* Task instructions *
Exclude images, then output the remaining data verbatim.
══ Dataset section
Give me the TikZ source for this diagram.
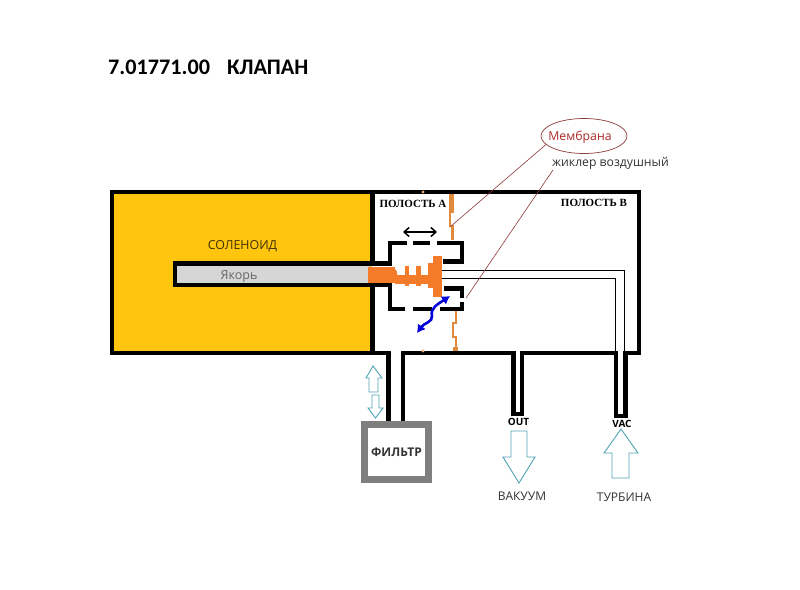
\documentclass[tikz,border=0pt]{standalone}
\usepackage{fontspec}
\setmainfont{Open Sans}
\newfontfamily\calfam{Carlito}
\newfontfamily\serfam{Liberation Serif}
\usetikzlibrary{arrows.meta,shapes.geometric}
\definecolor{solyellow}{HTML}{FFC50F}
\definecolor{plunger}{HTML}{F47B2A}
\definecolor{membr}{HTML}{E08A3C}
\definecolor{core}{HTML}{D6D6D6}
\definecolor{flow}{HTML}{4FA3B5}
\definecolor{leader}{HTML}{8C3A3A}
\definecolor{filt}{HTML}{7F7F7F}
\definecolor{txt}{HTML}{333333}
\tikzset{
 wall/.style={line width=4.4pt,black,line cap=butt,line join=miter},
 flowarrow/.style={draw=flow,line width=.9pt,fill=white,line join=miter},
 mem/.style={draw=membr,line width=2.3pt,line join=miter},
 lead/.style={draw=leader,line width=.6pt},
 lab/.style={inner sep=0pt,text=txt,font=\fontsize{12pt}{14pt}\selectfont},
 cav/.style={inner sep=0pt,text=black,font=\serfam\bfseries\fontsize{11pt}{13pt}\selectfont},
 port/.style={inner sep=0pt,text=black,font=\bfseries\fontsize{10pt}{12pt}\selectfont},
 tube/.style={draw=black,line width=.8pt},
}
\begin{document}
\begin{tikzpicture}[x=1pt,y=-1pt]
\useasboundingbox (0,0) rectangle (800,589);
\fill[white] (0,0) rectangle (800,589);
% solenoid
\fill[solyellow] (112,192) rectangle (372,352);
\draw[wall] (110,192) -- (641,192);
\draw[wall] (639,190) -- (639,355);
\draw[wall] (641,353) -- (627,353);
\draw[wall] (614,353) -- (524,353);
\draw[wall] (511,353) -- (405,353);
\draw[wall] (386,353) -- (110,353);
\draw[wall] (112,190) -- (112,355);
\draw[wall] (372.5,190) -- (372.5,263);
\draw[wall] (372.5,285) -- (372.5,355);
% armature
\fill[core] (175,264) rectangle (370,285);
\draw[wall] (392,263.5) -- (175,263.5) -- (175,285) -- (392,285);
\fill[core] (177,266) rectangle (368,283);
\fill[plunger] (368,267) rectangle (395,283);
\fill[plunger] (395,269) -- (397,272) -- (397,280) -- (395,283) -- cycle;
% cup
\draw[wall] (390,263) -- (390,243) -- (407,243);
\draw[wall] (413,243) -- (430,243);
\draw[wall] (437,243) -- (462,243) -- (462,261.5) -- (443,261.5);
\draw[wall] (444,288.5) -- (462,288.5) -- (462,298);
\draw[wall] (462,302) -- (462,309) -- (440,309);
\draw[wall] (432,309) -- (413,309);
\draw[wall] (405,309) -- (390,309) -- (390,287);
% plunger
\fill[plunger] (395,275) rectangle (434,284);
\fill[plunger] (404.5,266) rectangle (408.5,286);
\fill[plunger] (416,266) rectangle (421,286);
\fill[plunger] (428,263) rectangle (434,288);
\fill[plunger] (433,256) rectangle (442,297);
% pipe lines inside
\draw[tube] (442,270.5) -- (624,270.5) -- (624,352);
\draw[tube] (442,278) -- (615,278) -- (615,352);
% membranes
\fill[membr] (449,194) rectangle (453.5,213);
\draw[mem] (450,212) -- (450,226) -- (452.5,226) -- (452.5,240);
\draw[mem] (456,311) -- (456,323) -- (453,323) -- (453,337) -- (456,337) -- (456,350);
\fill[membr] (453,347) rectangle (458,351);
\fill[membr!70!white] (423,192) circle (1.6);
\fill[membr!70!white] (423,351) circle (1.6);
% stems
\draw[wall] (388.5,351) -- (388.5,422);
\draw[wall] (403,351) -- (403,422);
\draw[wall] (513.5,351) -- (513.5,414) -- (522,414) -- (522,351);
\draw[wall] (616,351) -- (616,416) -- (625.5,416) -- (625.5,351);
% filter
\node[draw=filt,line width=7pt,minimum width=64pt,minimum height=55pt,inner sep=0pt,fill=white,
  text=txt,font=\bfseries\fontsize{12pt}{14pt}\selectfont] (filter) at (396.5,452) {ФИЛЬТР};
% flow arrows
\draw[flowarrow] (373,366) -- (382,378) -- (378,378) -- (378,392) -- (369,392) -- (369,378) -- (366,378) -- cycle;
\draw[flowarrow] (372,395) -- (379,395) -- (379,408) -- (383,408) -- (375.5,418) -- (368,408) -- (372,408) -- cycle;
\draw[flowarrow] (511,431) -- (527,431) -- (527,457) -- (535,457) -- (519,483) -- (503,457) -- (511,457) -- cycle;
\draw[flowarrow] (621,429) -- (638,453) -- (629,453) -- (629,478) -- (612,478) -- (612,453) -- (604,453) -- cycle;
% motion arrows
\coordinate (mvL) at (403,232);
\coordinate (mvR) at (437,232);
\draw[black,line width=1.5pt,{Straight Barb[length=5pt,width=9pt]}-{Straight Barb[length=5pt,width=9pt]}] (mvL) -- (mvR);
\coordinate (blA) at (450,296);
\coordinate (blB) at (417,333);
\draw[blue!85!black,line width=2.6pt,{Latex[length=8pt,width=10pt]}-{Latex[length=8pt,width=10pt]}] (blA) .. controls (438,304) and (430,308) .. (432,316) .. controls (433,322) and (424,323) .. (blB);
% texts
\node[anchor=west,inner sep=0pt,text=black,font=\calfam\bfseries\fontsize{22.2pt}{26pt}\selectfont] (title) at (108,67) {7.01771.00\hspace{17pt}КЛАПАН};
\node[cav] (cavA) at (413,204) {ПОЛОСТЬ А};
\node[cav] (cavB) at (594,203) {ПОЛОСТЬ В};
\node[lab,text=black!75!solyellow,font=\fontsize{12.4pt}{14pt}\selectfont] (sol) at (242.5,246) {СОЛЕНОИД};
\node[lab,text=black!60,font=\fontsize{12.5pt}{14pt}\selectfont] (yak) at (239,277) {Якорь};
\node[port] (out) at (518.5,422) {OUT};
\node[port] (vac) at (622,424) {VAC};
\node[lab] (vak) at (522,496) {ВАКУУМ};
\node[lab] (tur) at (624,497) {ТУРБИНА};
\node[draw=leader,line width=.7pt,ellipse,minimum width=86pt,minimum height=35pt,inner sep=0pt,text=leader!70!red,font=\fontsize{12.3pt}{14pt}\selectfont,text depth=0pt] (memb) at (584,136) {\hspace{-8pt}Мембрана};
\node[anchor=west,inner sep=0pt,text=txt,font=\fontsize{12.2pt}{14pt}\selectfont] (jik) at (552,163) {жиклер воздушный};
\coordinate (mpt) at (450,227);
\coordinate (jpt) at (466,298);
\coordinate (jst) at (553,170);
\draw[lead] (memb) ++(-38,8.5) -- (mpt);
\draw[lead] (jst) -- (jpt);
\end{tikzpicture}
\end{document}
════
* Full output *
Give me the TikZ source for this diagram.
\documentclass[tikz,border=0pt]{standalone}
\usepackage{fontspec}
\setmainfont{Open Sans}
\newfontfamily\calfam{Carlito}
\newfontfamily\serfam{Liberation Serif}
\usetikzlibrary{arrows.meta,shapes.geometric}
\definecolor{solyellow}{HTML}{FFC50F}
\definecolor{plunger}{HTML}{F47B2A}
\definecolor{membr}{HTML}{E08A3C}
\definecolor{core}{HTML}{D6D6D6}
\definecolor{flow}{HTML}{4FA3B5}
\definecolor{leader}{HTML}{8C3A3A}
\definecolor{filt}{HTML}{7F7F7F}
\definecolor{txt}{HTML}{333333}
\tikzset{
 wall/.style={line width=4.4pt,black,line cap=butt,line join=miter},
 flowarrow/.style={draw=flow,line width=.9pt,fill=white,line join=miter},
 mem/.style={draw=membr,line width=2.3pt,line join=miter},
 lead/.style={draw=leader,line width=.6pt},
 lab/.style={inner sep=0pt,text=txt,font=\fontsize{12pt}{14pt}\selectfont},
 cav/.style={inner sep=0pt,text=black,font=\serfam\bfseries\fontsize{11pt}{13pt}\selectfont},
 port/.style={inner sep=0pt,text=black,font=\bfseries\fontsize{10pt}{12pt}\selectfont},
 tube/.style={draw=black,line width=.8pt},
}
\begin{document}
\begin{tikzpicture}[x=1pt,y=-1pt]
\useasboundingbox (0,0) rectangle (800,589);
\fill[white] (0,0) rectangle (800,589);
% solenoid
\fill[solyellow] (112,192) rectangle (372,352);
\draw[wall] (110,192) -- (641,192);
\draw[wall] (639,190) -- (639,355);
\draw[wall] (641,353) -- (627,353);
\draw[wall] (614,353) -- (524,353);
\draw[wall] (511,353) -- (405,353);
\draw[wall] (386,353) -- (110,353);
\draw[wall] (112,190) -- (112,355);
\draw[wall] (372.5,190) -- (372.5,263);
\draw[wall] (372.5,285) -- (372.5,355);
% armature
\fill[core] (175,264) rectangle (370,285);
\draw[wall] (392,263.5) -- (175,263.5) -- (175,285) -- (392,285);
\fill[core] (177,266) rectangle (368,283);
\fill[plunger] (368,267) rectangle (395,283);
\fill[plunger] (395,269) -- (397,272) -- (397,280) -- (395,283) -- cycle;
% cup
\draw[wall] (390,263) -- (390,243) -- (407,243);
\draw[wall] (413,243) -- (430,243);
\draw[wall] (437,243) -- (462,243) -- (462,261.5) -- (443,261.5);
\draw[wall] (444,288.5) -- (462,288.5) -- (462,298);
\draw[wall] (462,302) -- (462,309) -- (440,309);
\draw[wall] (432,309) -- (413,309);
\draw[wall] (405,309) -- (390,309) -- (390,287);
% plunger
\fill[plunger] (395,275) rectangle (434,284);
\fill[plunger] (404.5,266) rectangle (408.5,286);
\fill[plunger] (416,266) rectangle (421,286);
\fill[plunger] (428,263) rectangle (434,288);
\fill[plunger] (433,256) rectangle (442,297);
% pipe lines inside
\draw[tube] (442,270.5) -- (624,270.5) -- (624,352);
\draw[tube] (442,278) -- (615,278) -- (615,352);
% membranes
\fill[membr] (449,194) rectangle (453.5,213);
\draw[mem] (450,212) -- (450,226) -- (452.5,226) -- (452.5,240);
\draw[mem] (456,311) -- (456,323) -- (453,323) -- (453,337) -- (456,337) -- (456,350);
\fill[membr] (453,347) rectangle (458,351);
\fill[membr!70!white] (423,192) circle (1.6);
\fill[membr!70!white] (423,351) circle (1.6);
% stems
\draw[wall] (388.5,351) -- (388.5,422);
\draw[wall] (403,351) -- (403,422);
\draw[wall] (513.5,351) -- (513.5,414) -- (522,414) -- (522,351);
\draw[wall] (616,351) -- (616,416) -- (625.5,416) -- (625.5,351);
% filter
\node[draw=filt,line width=7pt,minimum width=64pt,minimum height=55pt,inner sep=0pt,fill=white,
  text=txt,font=\bfseries\fontsize{12pt}{14pt}\selectfont] (filter) at (396.5,452) {ФИЛЬТР};
% flow arrows
\draw[flowarrow] (373,366) -- (382,378) -- (378,378) -- (378,392) -- (369,392) -- (369,378) -- (366,378) -- cycle;
\draw[flowarrow] (372,395) -- (379,395) -- (379,408) -- (383,408) -- (375.5,418) -- (368,408) -- (372,408) -- cycle;
\draw[flowarrow] (511,431) -- (527,431) -- (527,457) -- (535,457) -- (519,483) -- (503,457) -- (511,457) -- cycle;
\draw[flowarrow] (621,429) -- (638,453) -- (629,453) -- (629,478) -- (612,478) -- (612,453) -- (604,453) -- cycle;
% motion arrows
\coordinate (mvL) at (403,232);
\coordinate (mvR) at (437,232);
\draw[black,line width=1.5pt,{Straight Barb[length=5pt,width=9pt]}-{Straight Barb[length=5pt,width=9pt]}] (mvL) -- (mvR);
\coordinate (blA) at (450,296);
\coordinate (blB) at (417,333);
\draw[blue!85!black,line width=2.6pt,{Latex[length=8pt,width=10pt]}-{Latex[length=8pt,width=10pt]}] (blA) .. controls (438,304) and (430,308) .. (432,316) .. controls (433,322) and (424,323) .. (blB);
% texts
\node[anchor=west,inner sep=0pt,text=black,font=\calfam\bfseries\fontsize{22.2pt}{26pt}\selectfont] (title) at (108,67) {7.01771.00\hspace{17pt}КЛАПАН};
\node[cav] (cavA) at (413,204) {ПОЛОСТЬ А};
\node[cav] (cavB) at (594,203) {ПОЛОСТЬ В};
\node[lab,text=black!75!solyellow,font=\fontsize{12.4pt}{14pt}\selectfont] (sol) at (242.5,246) {СОЛЕНОИД};
\node[lab,text=black!60,font=\fontsize{12.5pt}{14pt}\selectfont] (yak) at (239,277) {Якорь};
\node[port] (out) at (518.5,422) {OUT};
\node[port] (vac) at (622,424) {VAC};
\node[lab] (vak) at (522,496) {ВАКУУМ};
\node[lab] (tur) at (624,497) {ТУРБИНА};
\node[draw=leader,line width=.7pt,ellipse,minimum width=86pt,minimum height=35pt,inner sep=0pt,text=leader!70!red,font=\fontsize{12.3pt}{14pt}\selectfont,text depth=0pt] (memb) at (584,136) {\hspace{-8pt}Мембрана};
\node[anchor=west,inner sep=0pt,text=txt,font=\fontsize{12.2pt}{14pt}\selectfont] (jik) at (552,163) {жиклер воздушный};
\coordinate (mpt) at (450,227);
\coordinate (jpt) at (466,298);
\coordinate (jst) at (553,170);
\draw[lead] (memb) ++(-38,8.5) -- (mpt);
\draw[lead] (jst) -- (jpt);
\end{tikzpicture}
\end{document}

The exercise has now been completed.